» **AIM OF THE TASK**: Find every line in the records below that contains the word "this", and copy each such line.

» **INFORMATION SUPPLIED**:
:::::
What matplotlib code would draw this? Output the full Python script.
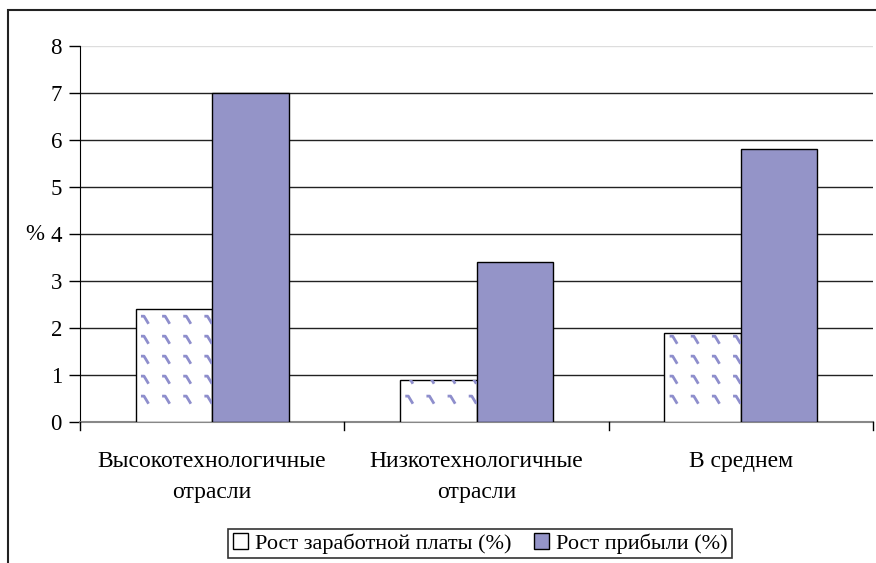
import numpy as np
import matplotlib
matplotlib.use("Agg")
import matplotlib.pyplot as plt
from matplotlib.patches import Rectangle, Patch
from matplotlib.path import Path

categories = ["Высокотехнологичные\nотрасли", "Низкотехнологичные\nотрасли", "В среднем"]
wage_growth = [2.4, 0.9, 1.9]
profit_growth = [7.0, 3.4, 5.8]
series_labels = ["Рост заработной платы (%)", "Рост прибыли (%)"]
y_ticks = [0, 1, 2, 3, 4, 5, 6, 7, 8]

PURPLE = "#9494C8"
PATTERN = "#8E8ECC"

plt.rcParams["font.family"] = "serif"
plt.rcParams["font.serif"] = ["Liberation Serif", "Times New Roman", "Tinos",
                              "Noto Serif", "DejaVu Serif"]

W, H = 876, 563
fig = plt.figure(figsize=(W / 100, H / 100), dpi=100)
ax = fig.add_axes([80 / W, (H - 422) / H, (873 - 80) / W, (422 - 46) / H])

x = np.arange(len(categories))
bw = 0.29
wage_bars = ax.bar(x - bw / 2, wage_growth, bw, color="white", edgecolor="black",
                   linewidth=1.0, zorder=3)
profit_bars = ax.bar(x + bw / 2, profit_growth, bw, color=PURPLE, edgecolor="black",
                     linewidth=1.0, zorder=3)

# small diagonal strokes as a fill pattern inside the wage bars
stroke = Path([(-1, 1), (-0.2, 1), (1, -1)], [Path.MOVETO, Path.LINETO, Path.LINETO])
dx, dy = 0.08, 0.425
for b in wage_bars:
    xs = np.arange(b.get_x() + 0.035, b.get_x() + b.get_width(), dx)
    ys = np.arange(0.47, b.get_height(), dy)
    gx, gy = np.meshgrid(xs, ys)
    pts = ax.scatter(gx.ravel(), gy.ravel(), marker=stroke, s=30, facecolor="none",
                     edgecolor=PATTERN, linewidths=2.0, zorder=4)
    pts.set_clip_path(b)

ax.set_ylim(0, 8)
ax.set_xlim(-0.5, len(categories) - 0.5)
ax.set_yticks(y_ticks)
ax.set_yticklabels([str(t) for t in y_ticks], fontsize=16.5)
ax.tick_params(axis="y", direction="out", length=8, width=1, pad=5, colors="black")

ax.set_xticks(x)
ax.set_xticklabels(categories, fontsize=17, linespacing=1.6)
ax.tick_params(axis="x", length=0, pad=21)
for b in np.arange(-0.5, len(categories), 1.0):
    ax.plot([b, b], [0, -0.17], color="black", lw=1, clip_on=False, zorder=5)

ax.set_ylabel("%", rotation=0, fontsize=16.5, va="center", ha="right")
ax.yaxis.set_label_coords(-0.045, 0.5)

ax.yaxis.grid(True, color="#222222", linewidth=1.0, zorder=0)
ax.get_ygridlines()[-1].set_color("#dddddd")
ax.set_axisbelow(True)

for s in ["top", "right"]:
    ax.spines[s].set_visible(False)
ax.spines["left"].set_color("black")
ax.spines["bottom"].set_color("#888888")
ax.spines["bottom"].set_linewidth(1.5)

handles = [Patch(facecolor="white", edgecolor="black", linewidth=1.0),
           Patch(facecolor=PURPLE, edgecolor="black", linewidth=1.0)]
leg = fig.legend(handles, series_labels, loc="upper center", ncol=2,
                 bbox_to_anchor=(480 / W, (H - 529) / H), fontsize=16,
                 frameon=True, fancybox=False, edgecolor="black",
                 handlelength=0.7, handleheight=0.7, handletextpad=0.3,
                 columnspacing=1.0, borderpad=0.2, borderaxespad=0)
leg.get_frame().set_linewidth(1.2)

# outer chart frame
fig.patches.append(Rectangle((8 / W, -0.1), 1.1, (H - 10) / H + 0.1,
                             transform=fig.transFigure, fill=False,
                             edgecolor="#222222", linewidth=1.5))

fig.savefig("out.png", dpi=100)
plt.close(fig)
:::::
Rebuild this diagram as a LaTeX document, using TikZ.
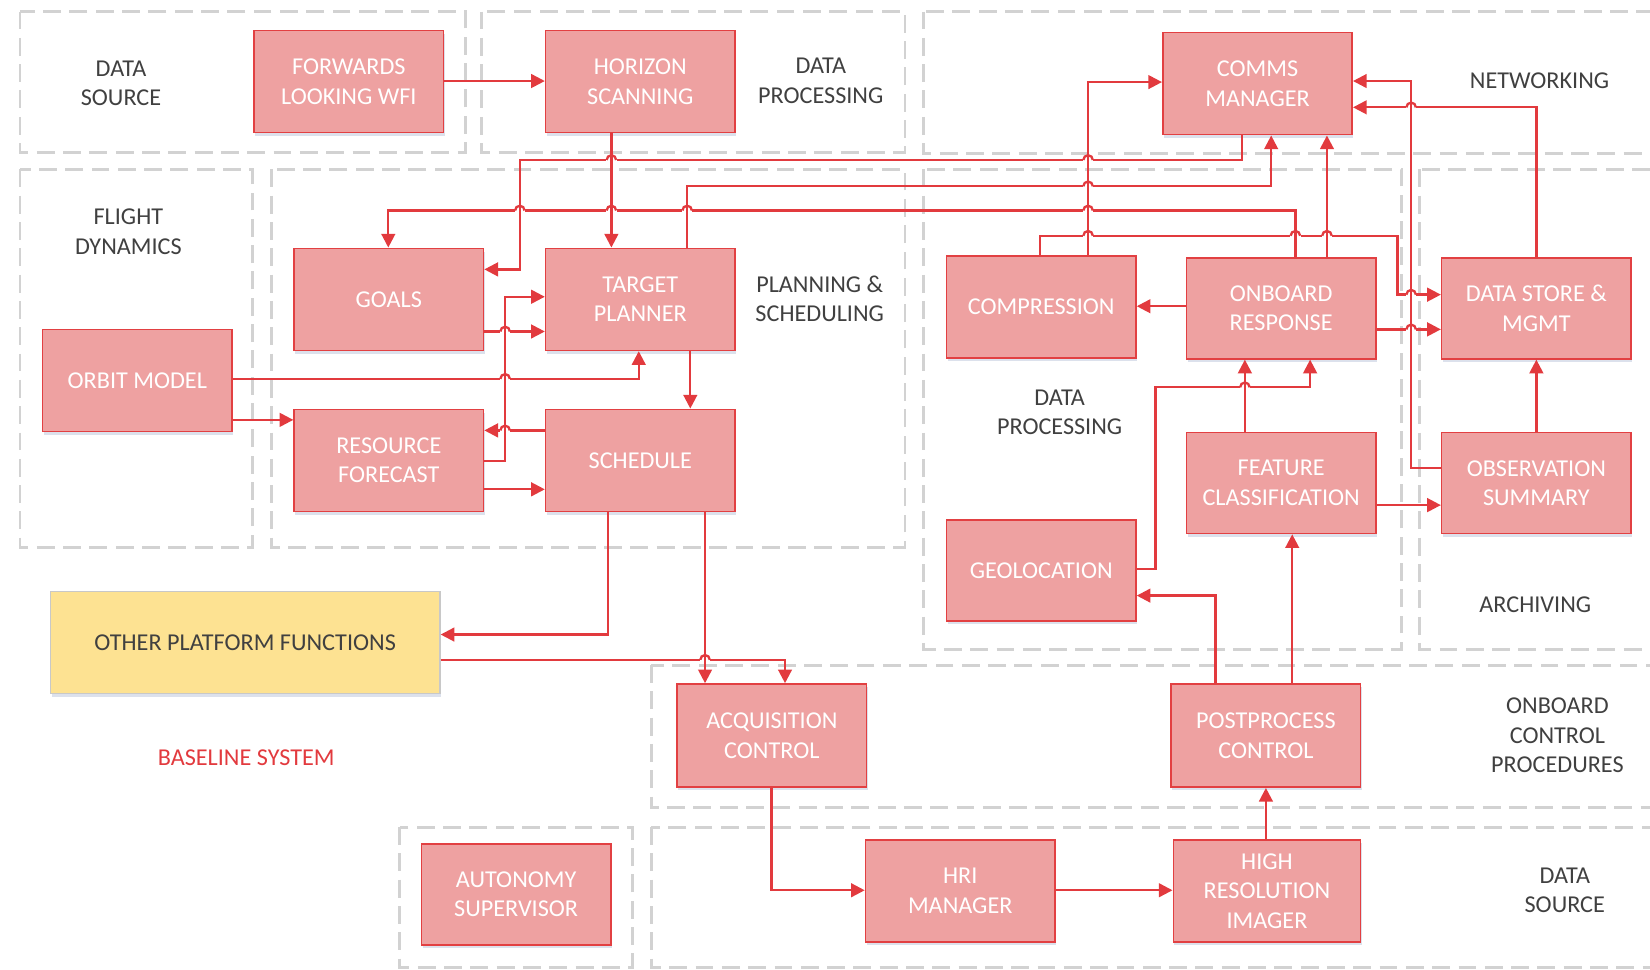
:::::
» **RESULT**:
What matplotlib code would draw this? Output the full Python script.
Rebuild this diagram as a LaTeX document, using TikZ.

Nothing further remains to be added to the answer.